··· DATA EXCERPT ···

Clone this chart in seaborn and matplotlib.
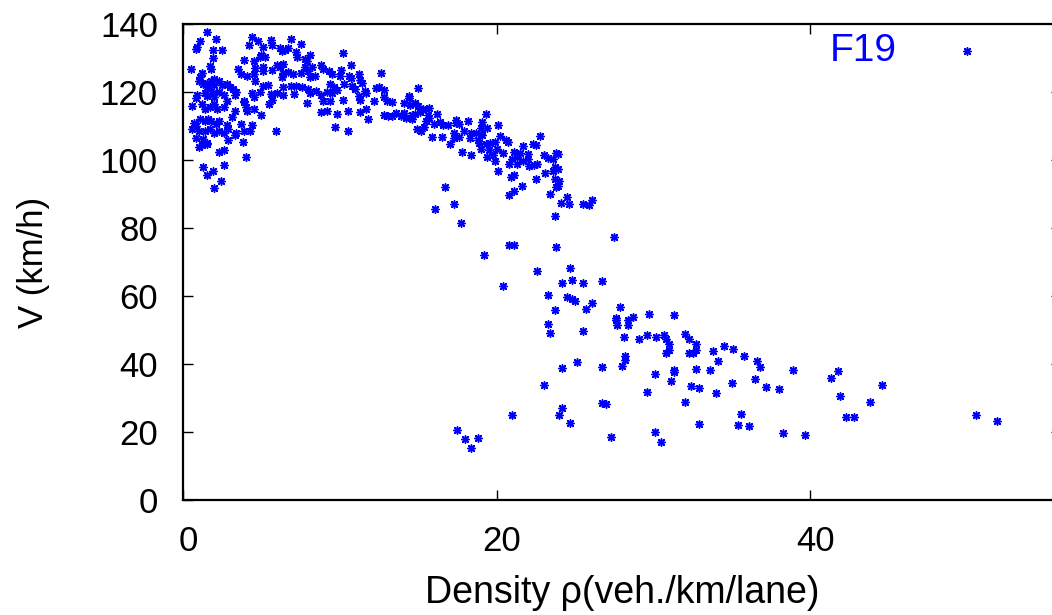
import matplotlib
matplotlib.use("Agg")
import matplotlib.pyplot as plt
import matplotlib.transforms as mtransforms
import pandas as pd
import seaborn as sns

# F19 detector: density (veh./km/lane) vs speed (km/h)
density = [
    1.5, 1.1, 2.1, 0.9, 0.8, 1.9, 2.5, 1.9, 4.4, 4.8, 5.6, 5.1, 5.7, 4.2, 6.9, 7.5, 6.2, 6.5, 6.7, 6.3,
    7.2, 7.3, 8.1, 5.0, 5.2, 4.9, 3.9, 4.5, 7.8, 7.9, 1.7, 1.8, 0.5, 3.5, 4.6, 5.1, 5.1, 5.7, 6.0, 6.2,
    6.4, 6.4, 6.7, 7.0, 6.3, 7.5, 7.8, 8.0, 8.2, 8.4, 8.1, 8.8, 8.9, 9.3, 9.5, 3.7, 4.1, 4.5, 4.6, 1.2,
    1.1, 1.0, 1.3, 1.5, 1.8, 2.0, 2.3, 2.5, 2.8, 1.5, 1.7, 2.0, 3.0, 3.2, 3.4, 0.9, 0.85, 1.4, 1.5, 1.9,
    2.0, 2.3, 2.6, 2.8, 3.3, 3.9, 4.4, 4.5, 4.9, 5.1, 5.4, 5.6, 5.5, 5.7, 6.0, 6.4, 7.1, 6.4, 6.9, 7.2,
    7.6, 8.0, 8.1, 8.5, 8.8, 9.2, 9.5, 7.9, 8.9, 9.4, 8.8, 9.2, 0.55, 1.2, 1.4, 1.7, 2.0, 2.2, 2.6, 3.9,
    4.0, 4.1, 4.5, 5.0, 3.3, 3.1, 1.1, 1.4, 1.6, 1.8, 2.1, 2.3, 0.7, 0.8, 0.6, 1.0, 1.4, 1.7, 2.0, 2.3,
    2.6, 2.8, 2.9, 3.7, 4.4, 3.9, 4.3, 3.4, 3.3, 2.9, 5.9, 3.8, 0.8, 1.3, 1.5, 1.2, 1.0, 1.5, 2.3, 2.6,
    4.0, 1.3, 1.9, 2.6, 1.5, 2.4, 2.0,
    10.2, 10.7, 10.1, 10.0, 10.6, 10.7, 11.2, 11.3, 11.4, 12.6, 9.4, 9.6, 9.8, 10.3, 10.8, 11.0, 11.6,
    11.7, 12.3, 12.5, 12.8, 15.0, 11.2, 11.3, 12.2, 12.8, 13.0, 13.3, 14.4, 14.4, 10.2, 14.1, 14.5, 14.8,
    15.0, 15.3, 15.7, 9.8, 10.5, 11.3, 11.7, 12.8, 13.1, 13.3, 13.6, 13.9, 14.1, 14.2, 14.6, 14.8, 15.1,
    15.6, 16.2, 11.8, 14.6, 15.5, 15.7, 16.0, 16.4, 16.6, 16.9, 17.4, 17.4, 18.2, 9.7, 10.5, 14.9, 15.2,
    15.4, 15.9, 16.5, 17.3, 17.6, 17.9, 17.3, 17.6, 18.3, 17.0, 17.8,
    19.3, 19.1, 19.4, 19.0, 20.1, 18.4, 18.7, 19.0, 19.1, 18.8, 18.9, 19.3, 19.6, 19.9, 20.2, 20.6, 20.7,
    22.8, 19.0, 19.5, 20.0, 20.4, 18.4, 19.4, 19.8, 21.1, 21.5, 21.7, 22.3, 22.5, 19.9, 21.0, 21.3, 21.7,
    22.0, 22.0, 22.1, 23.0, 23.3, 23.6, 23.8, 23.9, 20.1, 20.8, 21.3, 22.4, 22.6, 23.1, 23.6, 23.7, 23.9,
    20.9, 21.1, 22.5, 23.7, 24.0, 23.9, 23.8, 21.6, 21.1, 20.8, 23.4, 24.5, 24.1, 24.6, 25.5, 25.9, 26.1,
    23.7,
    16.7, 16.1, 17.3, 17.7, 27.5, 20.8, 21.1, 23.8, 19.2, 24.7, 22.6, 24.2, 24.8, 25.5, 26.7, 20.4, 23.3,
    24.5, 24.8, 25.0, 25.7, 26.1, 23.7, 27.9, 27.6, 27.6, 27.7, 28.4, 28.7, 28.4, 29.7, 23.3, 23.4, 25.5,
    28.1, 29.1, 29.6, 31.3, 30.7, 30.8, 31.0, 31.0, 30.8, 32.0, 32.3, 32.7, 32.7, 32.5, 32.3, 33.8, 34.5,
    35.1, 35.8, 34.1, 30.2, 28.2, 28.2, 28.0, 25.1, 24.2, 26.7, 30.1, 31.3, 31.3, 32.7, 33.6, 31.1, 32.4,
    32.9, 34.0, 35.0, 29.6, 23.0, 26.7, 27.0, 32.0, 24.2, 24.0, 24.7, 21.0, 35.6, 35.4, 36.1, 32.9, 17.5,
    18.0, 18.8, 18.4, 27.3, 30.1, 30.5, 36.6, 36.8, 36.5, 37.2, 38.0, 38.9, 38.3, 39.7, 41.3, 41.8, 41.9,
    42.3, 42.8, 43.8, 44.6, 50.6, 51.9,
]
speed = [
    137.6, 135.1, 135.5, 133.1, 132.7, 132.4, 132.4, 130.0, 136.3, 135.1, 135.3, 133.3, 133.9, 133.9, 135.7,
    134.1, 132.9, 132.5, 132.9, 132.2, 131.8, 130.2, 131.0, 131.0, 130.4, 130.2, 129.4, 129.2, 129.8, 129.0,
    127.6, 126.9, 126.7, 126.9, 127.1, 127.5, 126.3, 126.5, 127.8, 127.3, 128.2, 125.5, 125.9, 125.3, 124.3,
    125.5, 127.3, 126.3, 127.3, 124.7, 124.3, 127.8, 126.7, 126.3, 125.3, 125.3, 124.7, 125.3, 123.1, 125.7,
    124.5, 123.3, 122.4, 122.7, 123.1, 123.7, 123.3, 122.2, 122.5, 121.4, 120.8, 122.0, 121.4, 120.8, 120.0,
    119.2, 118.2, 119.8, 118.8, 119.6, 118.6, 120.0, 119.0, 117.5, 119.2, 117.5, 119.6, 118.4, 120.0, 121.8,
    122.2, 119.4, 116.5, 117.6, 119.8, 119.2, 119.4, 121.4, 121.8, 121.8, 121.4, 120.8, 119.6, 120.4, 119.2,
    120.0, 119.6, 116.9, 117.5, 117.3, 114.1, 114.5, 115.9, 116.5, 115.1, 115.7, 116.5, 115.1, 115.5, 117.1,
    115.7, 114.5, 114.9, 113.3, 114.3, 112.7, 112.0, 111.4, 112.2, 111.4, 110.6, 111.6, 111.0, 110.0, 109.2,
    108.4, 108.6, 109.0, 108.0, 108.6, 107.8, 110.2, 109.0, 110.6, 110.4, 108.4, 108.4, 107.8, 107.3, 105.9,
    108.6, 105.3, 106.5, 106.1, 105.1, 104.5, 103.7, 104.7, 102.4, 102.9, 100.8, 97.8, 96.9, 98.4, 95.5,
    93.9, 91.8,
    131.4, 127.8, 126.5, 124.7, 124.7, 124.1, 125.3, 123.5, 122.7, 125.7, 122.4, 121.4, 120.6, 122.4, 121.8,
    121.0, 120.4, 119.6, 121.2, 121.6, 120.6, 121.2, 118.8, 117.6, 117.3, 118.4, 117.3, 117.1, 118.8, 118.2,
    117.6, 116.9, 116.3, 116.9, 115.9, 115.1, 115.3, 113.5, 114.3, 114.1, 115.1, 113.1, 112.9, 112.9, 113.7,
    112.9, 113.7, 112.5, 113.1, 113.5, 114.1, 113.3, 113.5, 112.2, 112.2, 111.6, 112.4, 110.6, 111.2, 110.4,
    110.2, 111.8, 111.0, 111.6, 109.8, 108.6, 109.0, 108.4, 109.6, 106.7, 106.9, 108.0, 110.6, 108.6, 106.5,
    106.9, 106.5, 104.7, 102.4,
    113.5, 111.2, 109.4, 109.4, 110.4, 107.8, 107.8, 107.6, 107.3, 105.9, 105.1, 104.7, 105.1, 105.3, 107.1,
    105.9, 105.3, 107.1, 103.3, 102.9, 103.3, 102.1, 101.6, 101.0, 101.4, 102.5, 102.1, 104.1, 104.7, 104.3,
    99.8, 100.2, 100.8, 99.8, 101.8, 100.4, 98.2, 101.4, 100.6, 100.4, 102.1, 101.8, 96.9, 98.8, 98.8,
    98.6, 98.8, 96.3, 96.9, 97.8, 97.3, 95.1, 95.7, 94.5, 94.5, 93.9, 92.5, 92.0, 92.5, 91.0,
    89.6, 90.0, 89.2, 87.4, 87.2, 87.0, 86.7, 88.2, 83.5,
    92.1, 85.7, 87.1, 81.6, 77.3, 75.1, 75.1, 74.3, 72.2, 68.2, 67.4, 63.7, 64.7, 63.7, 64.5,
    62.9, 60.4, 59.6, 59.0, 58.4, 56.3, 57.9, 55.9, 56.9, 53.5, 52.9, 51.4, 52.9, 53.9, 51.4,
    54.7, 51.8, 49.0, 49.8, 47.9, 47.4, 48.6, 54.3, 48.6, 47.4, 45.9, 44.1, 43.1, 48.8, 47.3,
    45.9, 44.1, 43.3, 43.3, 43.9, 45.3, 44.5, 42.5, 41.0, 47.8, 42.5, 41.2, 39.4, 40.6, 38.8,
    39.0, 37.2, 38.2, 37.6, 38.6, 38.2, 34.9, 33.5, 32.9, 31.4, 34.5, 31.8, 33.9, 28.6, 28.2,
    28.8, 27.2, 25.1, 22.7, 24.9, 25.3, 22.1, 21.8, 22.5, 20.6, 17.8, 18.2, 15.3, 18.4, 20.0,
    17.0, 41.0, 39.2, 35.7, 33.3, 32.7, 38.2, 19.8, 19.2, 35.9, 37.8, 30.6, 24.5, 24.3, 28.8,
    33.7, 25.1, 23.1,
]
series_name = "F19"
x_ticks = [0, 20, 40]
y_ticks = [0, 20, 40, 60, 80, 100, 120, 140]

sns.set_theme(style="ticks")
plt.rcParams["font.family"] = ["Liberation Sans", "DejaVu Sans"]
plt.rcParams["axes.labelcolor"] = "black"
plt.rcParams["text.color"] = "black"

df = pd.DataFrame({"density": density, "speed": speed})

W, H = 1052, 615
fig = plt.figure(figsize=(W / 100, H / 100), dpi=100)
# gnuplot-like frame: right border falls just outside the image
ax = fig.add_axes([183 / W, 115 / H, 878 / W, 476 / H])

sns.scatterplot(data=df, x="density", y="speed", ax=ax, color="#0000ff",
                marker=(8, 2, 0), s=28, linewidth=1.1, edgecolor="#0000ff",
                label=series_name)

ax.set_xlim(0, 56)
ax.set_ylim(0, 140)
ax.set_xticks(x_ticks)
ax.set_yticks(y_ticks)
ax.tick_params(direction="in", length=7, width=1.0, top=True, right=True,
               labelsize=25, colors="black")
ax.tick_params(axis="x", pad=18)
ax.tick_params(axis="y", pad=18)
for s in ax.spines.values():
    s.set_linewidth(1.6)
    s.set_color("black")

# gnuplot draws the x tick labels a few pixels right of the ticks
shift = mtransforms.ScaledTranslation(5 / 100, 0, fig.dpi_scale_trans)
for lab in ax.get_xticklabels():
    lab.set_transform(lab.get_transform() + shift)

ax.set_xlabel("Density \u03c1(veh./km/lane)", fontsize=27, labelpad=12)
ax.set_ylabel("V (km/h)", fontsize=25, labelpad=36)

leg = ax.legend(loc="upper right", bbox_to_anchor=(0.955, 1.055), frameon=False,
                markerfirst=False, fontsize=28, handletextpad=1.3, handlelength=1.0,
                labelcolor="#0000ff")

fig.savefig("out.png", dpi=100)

···

EXERCISE INSTRUCTIONS:
Take the material above from its first line through the line holding "import seaborn as sns" and set it down exactly, without the pictures.

EXERCISE OUTPUT:
Clone this chart in seaborn and matplotlib.
import matplotlib
matplotlib.use("Agg")
import matplotlib.pyplot as plt
import matplotlib.transforms as mtransforms
import pandas as pd
import seaborn as sns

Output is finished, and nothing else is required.